その上で、自分に非があるかどうかより、まず自分を身動きできない状態にしている感情を手放し、その場から離れるようにしましょう。
それですぐ、自分はOKになりました、は、ないと思いますが、ともかくまず、目の前にある問題から湧き上がる感情に囚われていることを自覚できるようにする必要があります。非があったならその部分はきちんと謝罪し、自分を勇気づけることに力を注ぎましょう。繰り返になりますが、誰か、ではなく、自分と向き合うことです。特にその誰か、が大切な親や伴侶や子供だったとしても、今のあなたにできることは何よりまず、自分と向き合うことにつきるのです。
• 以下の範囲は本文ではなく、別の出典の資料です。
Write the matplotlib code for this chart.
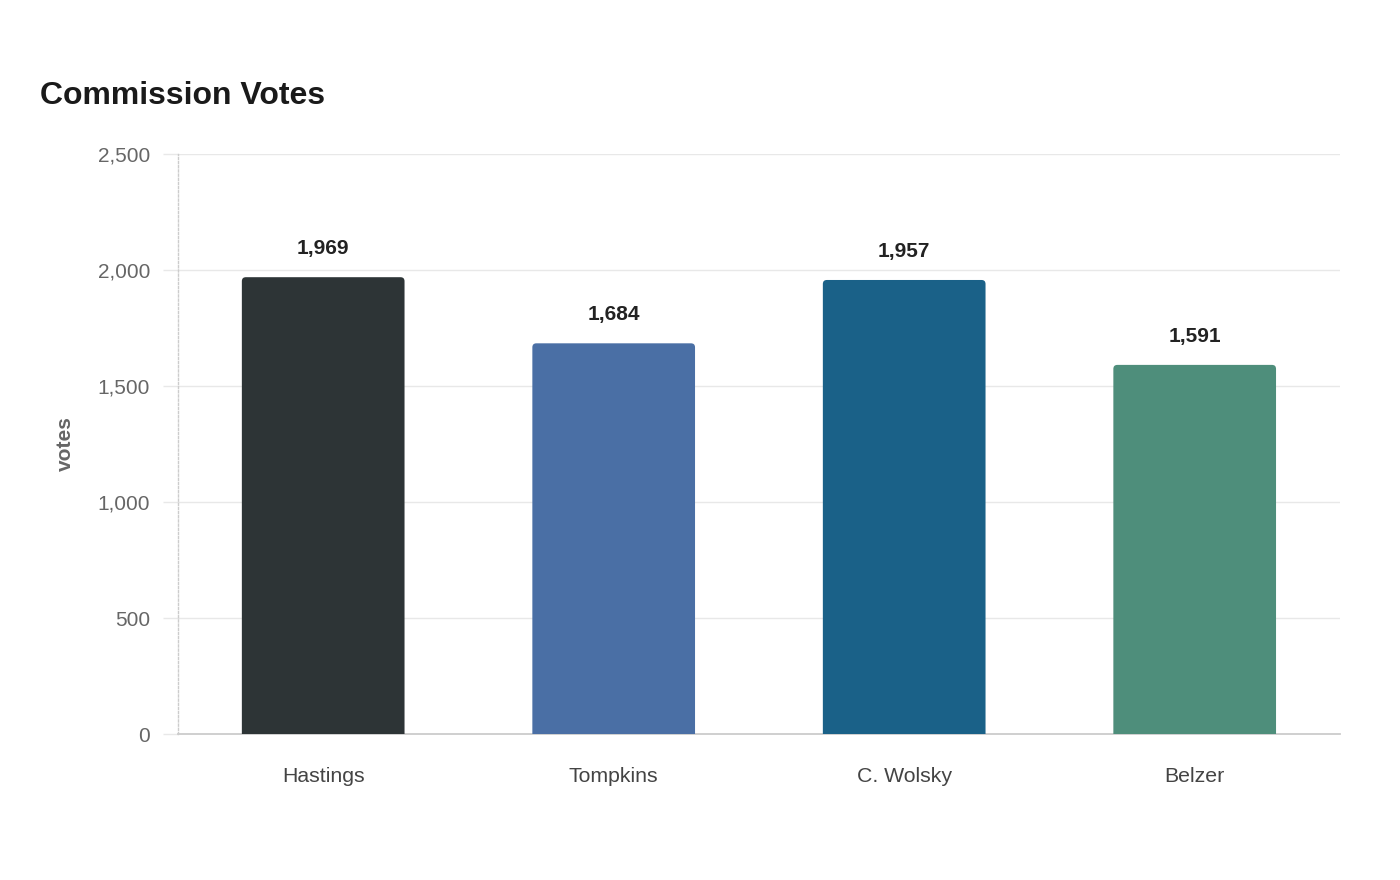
import matplotlib.pyplot as plt
from matplotlib.patches import FancyBboxPatch
from matplotlib.ticker import FuncFormatter

# data
candidates = ['Hastings', 'Tompkins', 'C. Wolsky', 'Belzer']
votes = [1969, 1684, 1957, 1591]
colors = ['#2d3436', '#4a6fa5', '#1a6188', '#4e8e7b']

plt.rcParams['font.family'] = ['Liberation Sans', 'DejaVu Sans']

fig = plt.figure(figsize=(14, 8.8), dpi=100)
ax = fig.add_axes([0.1271, 0.1659, 0.8300, 0.6591])

ax.set_xlim(-0.5, len(candidates) - 0.5)
ax.set_ylim(0, 2500)

# rounded bars: pixel -> data aspect so the corners stay round
bw = 0.56
fig.canvas.draw()
px_x = ax.transData.transform((1, 0))[0] - ax.transData.transform((0, 0))[0]
px_y = ax.transData.transform((0, 1))[1] - ax.transData.transform((0, 0))[1]
aspect = px_x / px_y
r = 4 / px_x
for i, (v, c) in enumerate(zip(votes, colors)):
    extra = r * aspect
    box = FancyBboxPatch((i - bw / 2, -extra), bw, v + extra,
                         boxstyle=f"round,pad=0,rounding_size={r}",
                         mutation_aspect=aspect, facecolor=c, edgecolor='none',
                         zorder=3, clip_on=True)
    ax.add_patch(box)
    ax.annotate(f"{v:,}", (i, v), xytext=(0, 20.5), textcoords='offset points',
                ha='center', va='center', fontsize=15, fontweight='bold',
                color='#222222')

ax.set_xticks(range(len(candidates)))
ax.set_xticklabels(candidates)
ax.set_yticks([0, 500, 1000, 1500, 2000, 2500])
ax.yaxis.set_major_formatter(FuncFormatter(lambda x, p: f"{int(x):,}"))

ax.grid(axis='y', color='#e8e8e8', linewidth=1, zorder=0)
ax.set_axisbelow(True)
ax.tick_params(axis='x', length=0, pad=24, labelsize=15.3, labelcolor='#444444')
ax.tick_params(axis='y', length=11, width=1, color='#e8e8e8', pad=9,
               labelsize=15, labelcolor='#666666')

for s in ['top', 'right']:
    ax.spines[s].set_visible(False)
ax.spines['left'].set_color('#cccccc')
ax.spines['left'].set_linestyle((0, (1.5, 1.5)))
ax.spines['left'].set_linewidth(1)
ax.spines['bottom'].set_color('#cccccc')
ax.spines['bottom'].set_linewidth(1.3)

ax.set_ylabel('votes', fontsize=15, fontweight='bold', color='#666666')
ax.yaxis.set_label_coords(-0.0887, 0.5)

fig.text(40 / 1400, 1 - 96 / 880, 'Commission Votes', fontsize=23,
         fontweight='bold', color='#1a1a1a', ha='left', va='center')

fig.savefig('out.png', dpi=100)
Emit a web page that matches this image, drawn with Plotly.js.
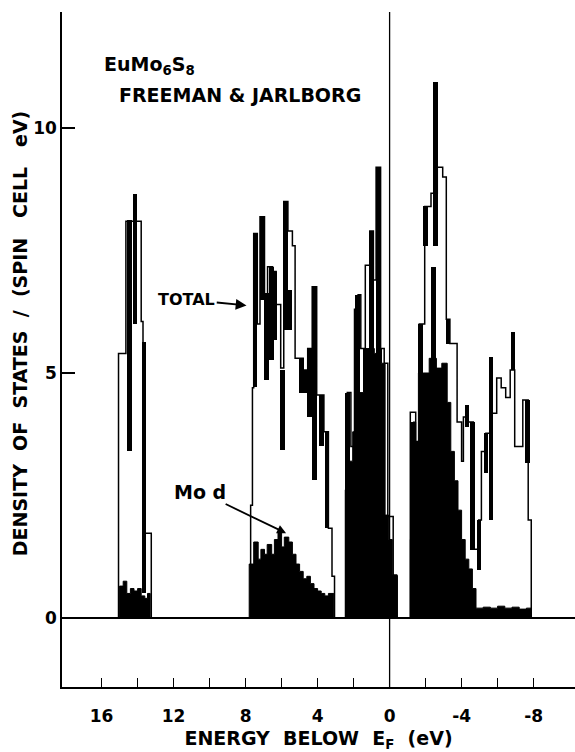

そして、苦しい、哀しい、という感覚はどんな状態と比較してそうなのか、を考えてみましょう。出てきた答えは、あなたの幸せの『一次回答』です。一次、と言ったのは、それをたどっていくことであなたの存在を形作り、今も見守ってくれているにもかかわらず、あなたが意識できていない本質的な感覚こそ、幸せの本質と隣り合わせのものだからです。
今は真っ暗な暗闇かもしれない。あるいは混乱に翻弄されているかもしれない。
でもね。
あなたは、幸せを、知っているんですよ。